• [SET TASK]:
Extract all lines that hold "this" from the records below.
+--
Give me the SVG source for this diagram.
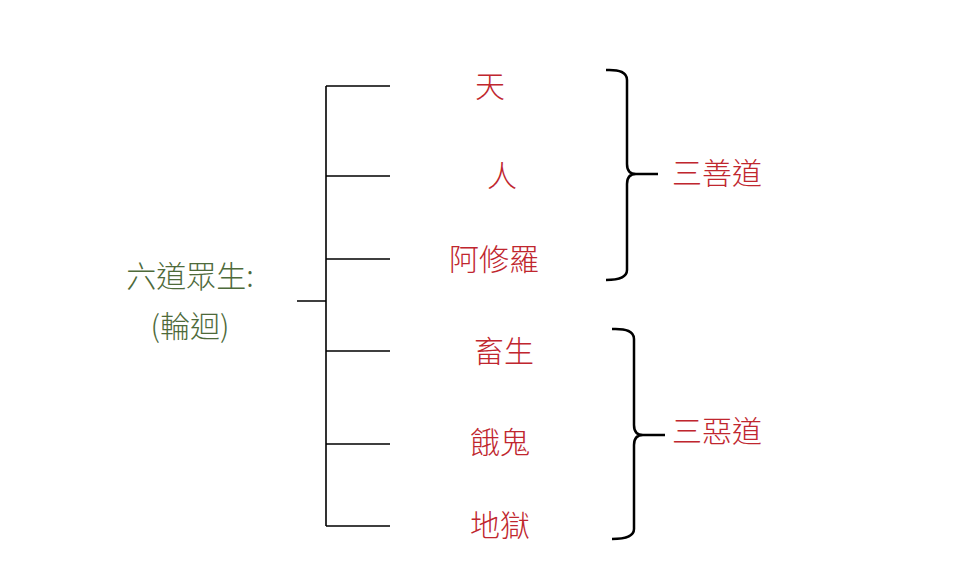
<svg xmlns="http://www.w3.org/2000/svg" width="965" height="572" viewBox="0 0 965 572">
<style>
.r{fill:#c0262e;font-family:"Noto Sans CJK TC","Noto Sans CJK SC",sans-serif;font-size:30px;font-weight:300;text-anchor:middle}
.g{fill:#4e6a3a;font-family:"Noto Sans CJK TC","Noto Sans CJK SC",sans-serif;font-size:30px;font-weight:300;text-anchor:middle}
.l{stroke:#000;stroke-width:1.6;fill:none}
.b{stroke:#000;stroke-width:2.5;fill:none}
</style>
<rect width="965" height="572" fill="#fff"/>
<g id="connectors">
<path class="l" d="M326 86V526M297 301H326M326 86H390M326 176H390M326 259H390M326 351H390M326 444H390M326 526H390"/>
<path class="b" d="M606 70Q627 69 627 80V164Q627 174 636 174Q627 174 627 184V270Q627 280 606 280M636 174H658"/>
<path class="b" d="M612 329Q634 328 634 339V425Q634 435 643 435Q634 435 634 445V529Q634 539 612 539M643 435H665"/>
</g>
<g id="root"><text class="g" x="190" y="287">六道眾生:</text><text class="g" x="190" y="337">(輪迴)</text></g>
<g id="n1"><text class="r" x="490" y="97">天</text></g>
<g id="n2"><text class="r" x="502" y="187">人</text></g>
<g id="n3"><text class="r" x="494" y="270">阿修羅</text></g>
<g id="n4"><text class="r" x="504" y="362">畜生</text></g>
<g id="n5"><text class="r" x="500" y="453">餓鬼</text></g>
<g id="n6"><text class="r" x="500" y="536">地獄</text></g>
<g id="g1"><text class="r" x="717" y="184">三善道</text></g>
<g id="g2"><text class="r" x="717" y="442">三惡道</text></g>
</svg>
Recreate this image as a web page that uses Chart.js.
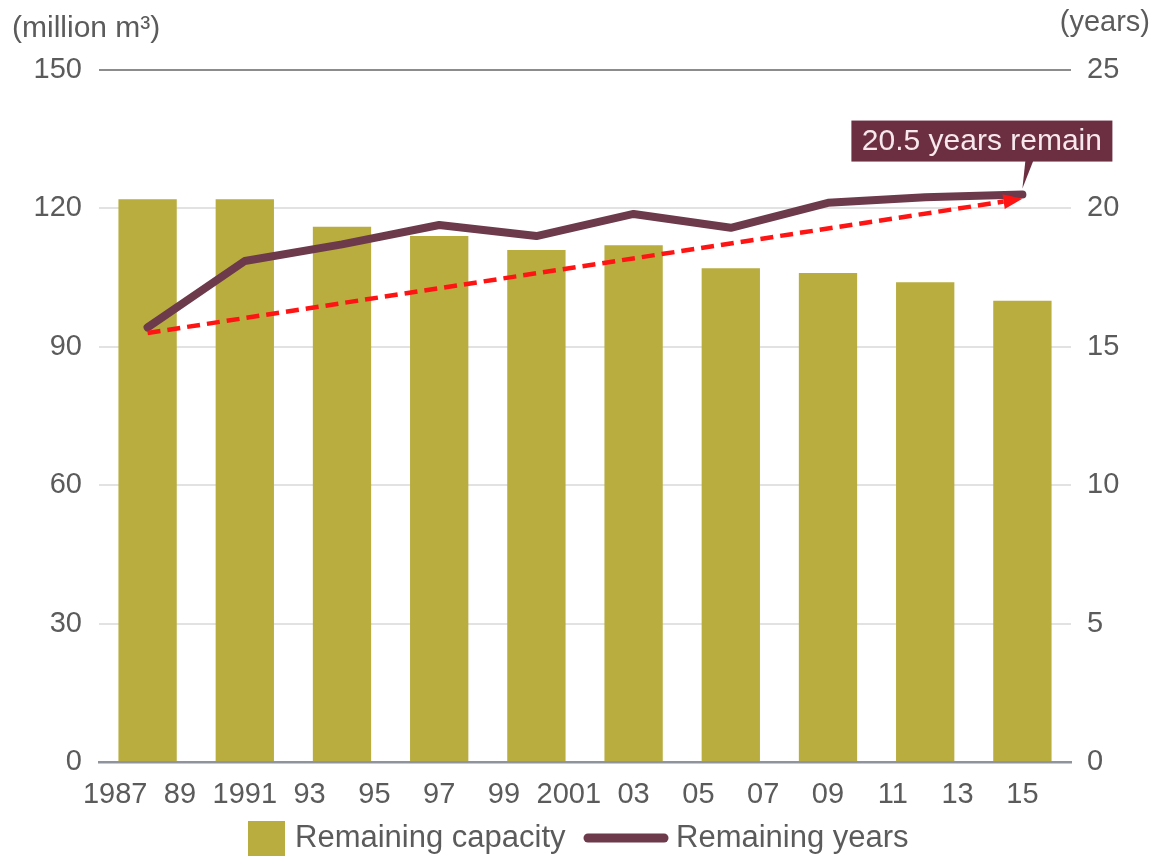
<!DOCTYPE html>
<html>
<head>
<meta charset="utf-8">
<script src="https://cdn.jsdelivr.net/npm/chart.js@4.4.1/dist/chart.umd.min.js"></script>
<style>
html,body{margin:0;padding:0;background:#ffffff;overflow:hidden}
#wrap{width:1153px;height:856px;position:relative}
canvas{display:block}
</style>
</head>
<body>
<div id="wrap"><canvas id="c" width="1153" height="856"></canvas></div>
<script>
// ---------- data ----------
const barYears = [1988, 1991, 1994, 1997, 2000, 2003, 2006, 2009, 2012, 2015];
const remainingCapacity = [122, 122, 116, 114, 111, 112, 107, 106, 104, 100];   // million m3
const remainingYears = [15.7, 18.1, 18.7, 19.4, 19.0, 19.8, 19.3, 20.2, 20.4, 20.5]; // years
const tickYears = [1987, 1989, 1991, 1993, 1995, 1997, 1999, 2001, 2003, 2005, 2007, 2009, 2011, 2013, 2015];
const tickLabels = ['1987', '89', '1991', '93', '95', '97', '99', '2001', '03', '05', '07', '09', '11', '13', '15'];
const capacityTicks = [0, 30, 60, 90, 120, 150];
const yearsTicks = [0, 5, 10, 15, 20, 25];
const trendFrom = [1988, 15.5];
const trendTo = [2015, 20.35];
const seriesNames = ['Remaining capacity', 'Remaining years'];
const unitLeft = '(million m\u00B3)';
const unitRight = '(years)';
const calloutText = '20.5 years remain';

// ---------- styles ----------
const FONT = '"Liberation Sans", Arial, Helvetica, sans-serif';
const TEXT = '#5b5b5b';
const OLIVE = '#b9ad40';
const MAROON = '#6d3a4b';
const BOX = '#6c2f42';
const RED = '#ff1414';

const overlay = {
  id: 'overlay',
  afterDatasetsDraw(chart) {
    const ctx = chart.ctx;
    const xs = chart.scales.x, ys = chart.scales.y1;
    // dashed trend arrow
    const x0 = xs.getPixelForValue(trendFrom[0]), y0 = ys.getPixelForValue(trendFrom[1]);
    const xe = xs.getPixelForValue(trendTo[0]), ye = ys.getPixelForValue(trendTo[1]);
    const a = Math.atan2(ye - y0, xe - x0), c = Math.cos(a), s = Math.sin(a);
    const head = 19, hw = 7.5;
    const bx = xe - head * c, by = ye - head * s;
    ctx.save();
    ctx.strokeStyle = RED; ctx.lineWidth = 4.5; ctx.setLineDash([13, 7]);
    ctx.beginPath(); ctx.moveTo(x0, y0); ctx.lineTo(bx, by); ctx.stroke();
    ctx.setLineDash([]);
    ctx.fillStyle = RED;
    ctx.beginPath(); ctx.moveTo(xe, ye);
    ctx.lineTo(bx + hw * s, by - hw * c); ctx.lineTo(bx - hw * s, by + hw * c);
    ctx.closePath(); ctx.fill();

    // callout box anchored on the last point of the line
    const pts = chart.getDatasetMeta(1).data;
    const p = pts[pts.length - 1];
    const L = p.x - 171, R = p.x + 90, T = p.y - 74, B = p.y - 33;
    ctx.fillStyle = BOX;
    ctx.fillRect(L, T, R - L, B - T);
    ctx.beginPath();
    ctx.moveTo(p.x + 3, B - 1); ctx.lineTo(p.x + 11, B - 1); ctx.lineTo(p.x, p.y - 6);
    ctx.closePath(); ctx.fill();
    ctx.fillStyle = '#f6e8ec';
    ctx.font = '30px ' + FONT;
    ctx.textAlign = 'center'; ctx.textBaseline = 'middle';
    ctx.fillText(calloutText, (L + R) / 2, (T + B) / 2 + 1);
    ctx.restore();
  },
  afterDraw(chart) {
    const ctx = chart.ctx;
    ctx.save();
    ctx.fillStyle = TEXT;
    ctx.font = '30px ' + FONT;
    ctx.textBaseline = 'middle';
    ctx.textAlign = 'left';
    ctx.fillText(unitLeft, 12, 29);
    ctx.textAlign = 'right';
    ctx.font = '29px ' + FONT;
    ctx.fillText(unitRight, chart.width - 3, 23);

    // legend
    const ly = 838;
    ctx.fillStyle = OLIVE;
    ctx.fillRect(248, 821, 37, 40);
    ctx.fillStyle = TEXT;
    ctx.font = '31px ' + FONT;
    ctx.textAlign = 'left'; ctx.textBaseline = 'alphabetic';
    ctx.fillText(seriesNames[0], 295, 847);
    ctx.strokeStyle = MAROON; ctx.lineWidth = 9; ctx.lineCap = 'round';
    ctx.beginPath(); ctx.moveTo(588, ly); ctx.lineTo(664, ly); ctx.stroke();
    ctx.fillText(seriesNames[1], 676, 847);
    ctx.restore();
  }
};

const tickFont = {family: FONT, size: 29};

new Chart(document.getElementById('c'), {
  type: 'bar',
  data: {
    datasets: [
      {
        type: 'bar',
        label: seriesNames[0],
        data: barYears.map((x, i) => ({x: x, y: remainingCapacity[i]})),
        backgroundColor: OLIVE,
        borderWidth: 0,
        barPercentage: 0.9,
        categoryPercentage: 1.0,
        xAxisID: 'x', yAxisID: 'y',
        order: 2
      },
      {
        type: 'line',
        label: seriesNames[1],
        data: barYears.map((x, i) => ({x: x, y: remainingYears[i]})),
        borderColor: MAROON,
        borderWidth: 8,
        pointRadius: 0,
        tension: 0,
        borderJoinStyle: 'round',
        borderCapStyle: 'round',
        fill: false,
        xAxisID: 'x', yAxisID: 'y1',
        order: 1
      }
    ]
  },
  options: {
    responsive: false,
    animation: false,
    devicePixelRatio: 1,
    layout: {padding: {top: 70, left: 0, right: 0, bottom: 0}},
    plugins: {legend: {display: false}, tooltip: {enabled: false}},
    scales: {
      x: {
        type: 'linear', position: 'bottom',
        min: 1986.5, max: 2016.5, offset: false,
        afterBuildTicks: (s) => { s.ticks = tickYears.map(v => ({value: v})); },
        afterFit: (s) => { s.height = 94; },
        ticks: {
          callback: (v, i) => tickLabels[i],
          font: tickFont, color: TEXT, padding: 16,
          autoSkip: false, maxRotation: 0, minRotation: 0
        },
        grid: {display: false, drawTicks: false, offset: false},
        border: {display: true, color: '#8f939b', width: 2.5}
      },
      y: {
        type: 'linear', position: 'left',
        min: 0, max: 150,
        afterBuildTicks: (s) => { s.ticks = capacityTicks.map(v => ({value: v})); },
        afterFit: (s) => { s.width = 99; },
        ticks: {font: tickFont, color: TEXT, padding: 17},
        grid: {
          drawTicks: false,
          lineWidth: 2,
          color: (ctx) => ctx.tick && ctx.tick.value === 150 ? '#8c8c8c' : (ctx.tick && ctx.tick.value === 0 ? '#8f939b' : '#e2e2e2')
        },
        border: {display: false}
      },
      y1: {
        type: 'linear', position: 'right',
        min: 0, max: 25,
        afterBuildTicks: (s) => { s.ticks = yearsTicks.map(v => ({value: v})); },
        afterFit: (s) => { s.width = 82; },
        ticks: {font: tickFont, color: TEXT, padding: 16},
        grid: {drawOnChartArea: false, drawTicks: false},
        border: {display: false}
      }
    }
  },
  plugins: [overlay]
});
</script>
</body>
</html>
+--
• [OUTPUT BELOW]:
Give me the SVG source for this diagram.
Recreate this image as a web page that uses Chart.js.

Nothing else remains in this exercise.